Il y a quatre jours, je m’étais dit que le tour de l’affaire était fait : les 2 journalistes étaient décrédibilisés, le régime marocain s’en tirait à bon compte, et les pouvoirs publics français s’étaient de toute évidence salement mouillés pour éviter une perte d’image à la monarchie…
Tout cela était – est – vrai. Et pourtant, il y a quelques trucs qui clochent.
1) « Le régime marocain s’en tirait à bon compte ». Mouais… Mais en même temps, il n’a rien démenti, et s’il a réussi à jeter le soupçon sur les deux journalistes, on ne peut pas dire qu’il ait lavé plus blanc pour lui-même…
Ainsi, deux choses que personne n’a relevé jusqu’à maintenant semble-t-il, en tous cas publiquement, et qui laissent rêveur :
a) le représentant du Palais est parti voir dans sa chambre, a-t-il dit, s’il trouvait de quoi donner une avance aux deux journalistes, et il est revenu 50 minutes après avec deux enveloppes de 40 000 euros chacune en petites coupures… Moi je dis : voilà un garçon qui est prévoyant…

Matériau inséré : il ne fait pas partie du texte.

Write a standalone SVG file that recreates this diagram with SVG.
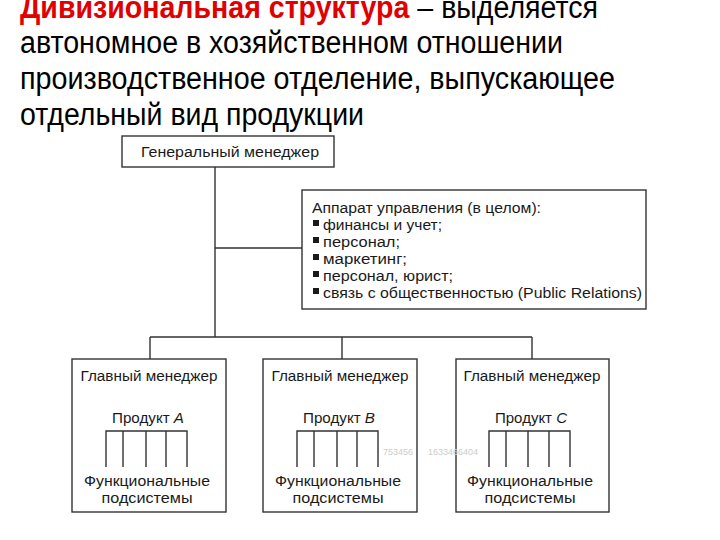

b) La photographie du « contrat » manuscrit en trois exemplaires abondamment diffusée par BFMTV montre en entier la signature d’Éric Laurent, l’ébauche de celle de Catherine Graciet, mais vraiment rien de celle de Me Naciri, l’avocat qui représente le Palais… Un contrat où l’une des parties ne signe pas, c’est possible ? Ou bien le photographe (ou les reproducteurs de la photo)a/ont sciemment mis hors cadre la signature de Me Naciri ?
2) « Les pouvoirs publics français [se sont] salement mouillés pour éviter une perte d’image à la monarchie. » Rien ne vient contredire cela pour l’instant. « L’affaire est entendue » comme on dit dans les prétoires. D’autant que, si l’on en croit le papier du JDD aujourd’hui 6 septembre, certaines informations brûlantes que possèdent les journalistes viennent d’un rapport de la DGSE (services secrets français), dévoilé fielleusement pendant la brouille de l’an dernier entre la France et le Royaume : « Ils ont clairement une volonté de se venger du Maroc » aurait insisté Catherine Graciet (d’après bien sûr les relevés des enregistrements que le JDD s’est procurés)…
3) « Les deux journalistes [sont] décrédibilisés ». Alors là, le mot est faible : c’est à une véritable curée que se livre par exemple le JDD du 6/09 :
Et il n’est pas le seul à taper sur eux. Beaucoup de commentateurs aussi, sur Mediapart ou ailleurs, s’indignent du manque de déontologie des 2 journalistes. Tout semble leur donner raison. Même Le Canard enchaîné le dit : « Le tandem journalistique de choc a-t-il fait chanter le roi du Maroc ou s’est-il fait acheter et piéger par ses services ? L’enquête le dira. Qu’importe, le résultat est le même. […] du point de vue déontologique, l’affaire est pliée. » C’est sûr.
Mais j’ai un gros doute. Il y a en effet la réalité de ce qu’encourent Éric Laurent et Catherine Graciet sur le plan pénal : corrupteur, extorqueur de fonds, c’est beaucoup plus grave que corrompu. Le Canard enchaîné, encore lui, le dit d’ailleurs : « … le résultat est le même. Pas sur le plan pénal, bien sûr, la nuance peut même être de taille pour nos deux champions, et ils l’ont bien compris… » Donc, ils avouent tous les deux une « faiblesse », et en même temps le sentiment que ces infos étaient trop destructrices pour le régime marocain, qu’il valait sans doute mieux ne pas les publier, pour sa sauvegarde… Je n’y crois pas ! C’est trop gros ! Et tout le monde se jette là-dessus avec une telle facilité, alors que les autres protagonistes de l’affaire – le roi, Me Dupont-Moretti, le ministère public français – sont opportunément oubliés…
Les deux journalistes pourront m’accuser de laisser entendre qu’ils sont les corrupteurs, ce dont je n’ai évidemment aucune preuve, mais je parie désormais, plus qu’avant, qu’ils ont effectivement voulu piéger le palais royal, afin d’écrire un premier (ou un dernier !) chapitre sur sa corruption… Et ils se sont fait avoir par plus roué et plus puissant qu’eux.
Et je parie encore qu’une fois l’enquête terminée et le jugement prononcé, ils publieront leurs informations, d’une manière ou d’une autre. D’abord parce que c’était je le crois leur intention, et ensuite parce qu’ils auront une réputation à rétablir. Mais il y en a certainement – et pas des tendres – qui essaieront de les en empêcher. A suivre attentivement.